Het opstel van prof. dr. A. Baars, hoogleraar praktische theologie, springt eruit wat betreft de didactische opzet. Hij geeft een helder overzicht van de spiritualiteit van het vreemdelingschap in de eerste eeuwen van de christelijke kerk. Baars onderscheidt vier ”spiegels” voor christenen van vandaag: gedwongen, wervend, radicaliserend en ritualiserend vreemdelingschap. Het gaat dan achtereenvolgens om de gediscrimineerde en vervolgde kerk, om het getuigenis van de kerk in woord en daad, het kluizenaars- en kloosterleven en om de inwijding van nieuwe leden in de christelijke gemeente. Na het beschrijvende gedeelte volgt een samenvatting in tien conclusies. Deze geven tevens aanzetten tot nadere doordenking voor de christelijke kerk en het christelijk leven vandaag.
Materialistisch
Ik neem er één aspect uit. De christenen van de Vroege Kerk hadden alles over uit liefde voor Christus, indien nodig zelfs hun eigen leven. Baars: „Liefde ontzegt zich dingen ter wille van de Ander, van de anderen en ook ter wille van het Koninkrijk van God en ons persoonlijk heil. Dit motief plaatst ons zo vele eeuwen later in het veelzins zo zelfzuchtige en materialistische Westen voor de vraag: „Wat hebben wij over voor Hem?””

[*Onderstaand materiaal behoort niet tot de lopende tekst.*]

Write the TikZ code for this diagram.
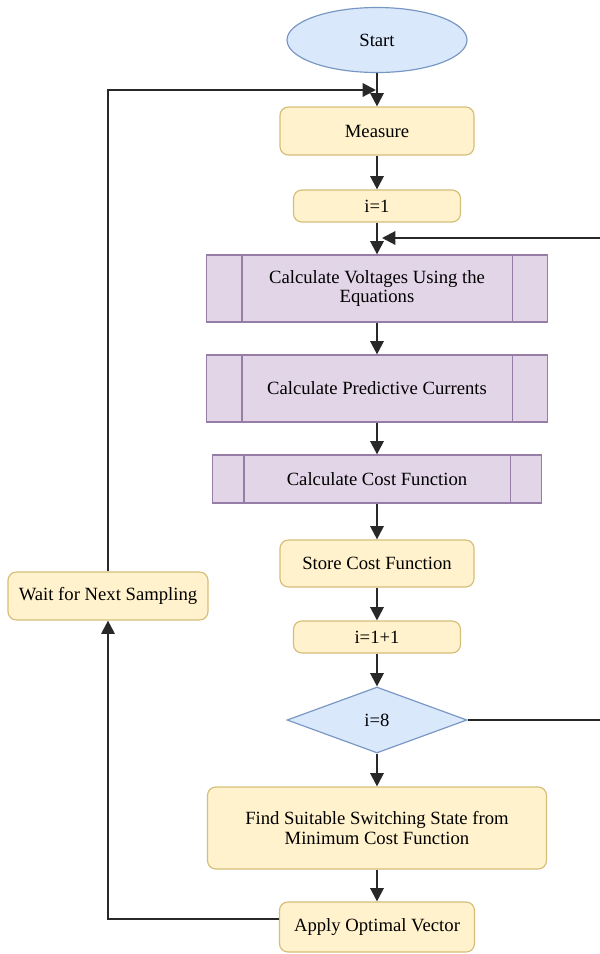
\documentclass[tikz,border=0pt]{standalone}
\usepackage{fontspec}
\setmainfont{Liberation Serif}
\usepackage{tikz}
\usetikzlibrary{arrows.meta, positioning, calc, shapes}
\definecolor{boxyellow}{RGB}{255, 242, 204}
\definecolor{lineyellow}{RGB}{214, 190, 120}
\definecolor{boxpurple}{RGB}{225, 213, 231}
\definecolor{linepurple}{RGB}{150, 125, 165}
\definecolor{boxblue}{RGB}{218, 232, 252}
\definecolor{lineblue}{RGB}{120, 150, 195}
\definecolor{flowline}{RGB}{40, 40, 40}
\def\pxu{0.6pt}
\tikzset{
    stepbox/.style={draw=lineyellow, fill=boxyellow, rounded corners=5pt, line width=0.7pt, align=center},
    procbox/.style={draw=linepurple, fill=boxpurple, line width=0.7pt, align=center},
    termbox/.style={ellipse, draw=lineblue, fill=boxblue, line width=0.7pt},
    testbox/.style={diamond, draw=lineblue, fill=boxblue, line width=0.7pt, inner sep=0pt},
    flow/.style={draw=flowline, line width=1.3pt, -{Triangle[length=8pt, width=8pt]}},
    plainflow/.style={draw=flowline, line width=1.3pt}
}

\begin{document}
\begin{tikzpicture}[x=\pxu, y=-\pxu, font=\fontsize{11.2}{11.6}\selectfont]
        \useasboundingbox (0,0) rectangle (600,954);
        % Main column
        \node[termbox, minimum width=180*\pxu, minimum height=65*\pxu] (start) at (377,40) {Start};
        \node[stepbox, minimum width=194*\pxu, minimum height=48*\pxu] (measure) at (377,131) {Measure};
        \node[stepbox, minimum width=167*\pxu, minimum height=32*\pxu] (iinit) at (377,206) {i=1};
        \node[procbox, minimum width=341*\pxu, minimum height=67*\pxu] (volt) at (377,288.5) {Calculate Voltages Using the\\Equations};
        \node[procbox, minimum width=341*\pxu, minimum height=67*\pxu] (pred) at (377,388.5) {Calculate Predictive Currents};
        \node[procbox, minimum width=329*\pxu, minimum height=48*\pxu] (cost) at (377,479) {Calculate Cost Function};
        \node[stepbox, minimum width=194*\pxu, minimum height=47*\pxu] (store) at (377,563.5) {Store Cost Function};
        \node[stepbox, minimum width=167*\pxu, minimum height=32*\pxu] (incr) at (377,637) {i=1+1};
        \node[testbox, minimum width=180*\pxu, minimum height=66*\pxu] (check) at (377,720) {i=8};
        \node[stepbox, minimum width=339*\pxu, minimum height=82*\pxu] (find) at (377,828) {Find Suitable Switching State from\\Minimum Cost Function};
        \node[stepbox, minimum width=195*\pxu, minimum height=50*\pxu] (apply) at (377,927) {Apply Optimal Vector};
        
        % Side box
        \node[stepbox, minimum width=200*\pxu, minimum height=48*\pxu] (wait) at (108,596) {Wait for Next Sampling};
        
        % Inner lines of the process boxes
        \foreach \b/\d in {volt/36, pred/36, cost/32} {
            \draw[linepurple, line width=0.7pt] ($(\b.north west)+(\d,0)$) -- ($(\b.south west)+(\d,0)$);
            \draw[linepurple, line width=0.7pt] ($(\b.north east)+(-\d,0)$) -- ($(\b.south east)+(-\d,0)$);
        }
        
        % Connectors
        \coordinate (top) at (376,90);
        \coordinate (loopin) at (382,238);
        \coordinate (edge) at (606,720);
        \draw[flow] (start) -- (measure);
        \draw[flow] (measure) -- (iinit);
        \draw[flow] (iinit) -- (volt);
        \draw[flow] (volt) -- (pred);
        \draw[flow] (pred) -- (cost);
        \draw[flow] (cost) -- (store);
        \draw[flow] (store) -- (incr);
        \draw[flow] (incr) -- (check);
        \draw[flow] (check) -- (find);
        \draw[flow] (find) -- (apply);
        \draw[flow] (check.east) -- (edge) |- (loopin);
        \draw[flow] ([yshift=5pt]apply.west) -| (wait.south);
        \draw[flow] (wait.north) |- (top);
    \end{tikzpicture}
\end{document}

De systematisch theoloog prof. dr. G. C. den Hertog bedient zich van een soortgelijke opzet. In zijn bijdrage gaat het om de ethiek van de Vroege Kerk en om de vraag in hoeverre bestaande culturele en maatschappelijke structuren en ideeën als wezensvreemd aan het christelijk geloof gezien kunnen worden. Het blijkt dat vooral de christelijke geest van liefde de bestaande structuren van binnenuit omvormde.
Uitdaging
Drs. J. van ’t Spijker sluit af met een evaluatie met het oog op de positie van de kerk in de moderne samenleving. De lezer wordt uitgedaagd om na te denken over de huidige (geestelijke) crisis, maar wordt ook gewezen op de bron, het Woord van God, van waaruit de kerk ook vandaag de boodschap moet laten horen.
Opmerkelijk is het ontbreken van een bijdrage vanuit de traditie van de Reformatie. Maar de bundel biedt genoeg elementen voor bezinning. De Theologische Universiteit Apeldoorn wil theologie bedrijven voor de kerken en dat laat ze zien. Een aantal bijdragen is geschikt om over door te spreken in kring- of verenigingsverband. Die bezinning is immers niet alleen een academische taak, het moet landen in de hoofden en harten van de gemeenteleden.
Boekgegevens
”Vreemdelingen en bijwoners. Opstellen rond een urgent theologisch thema”, G. C. den Hertog en H. G. L. Peels (red.); uitg. Theologische Universiteit, Apeldoorn, 2012; ISBN 978 90 75847 37 6; 229 blz.; € 17,50.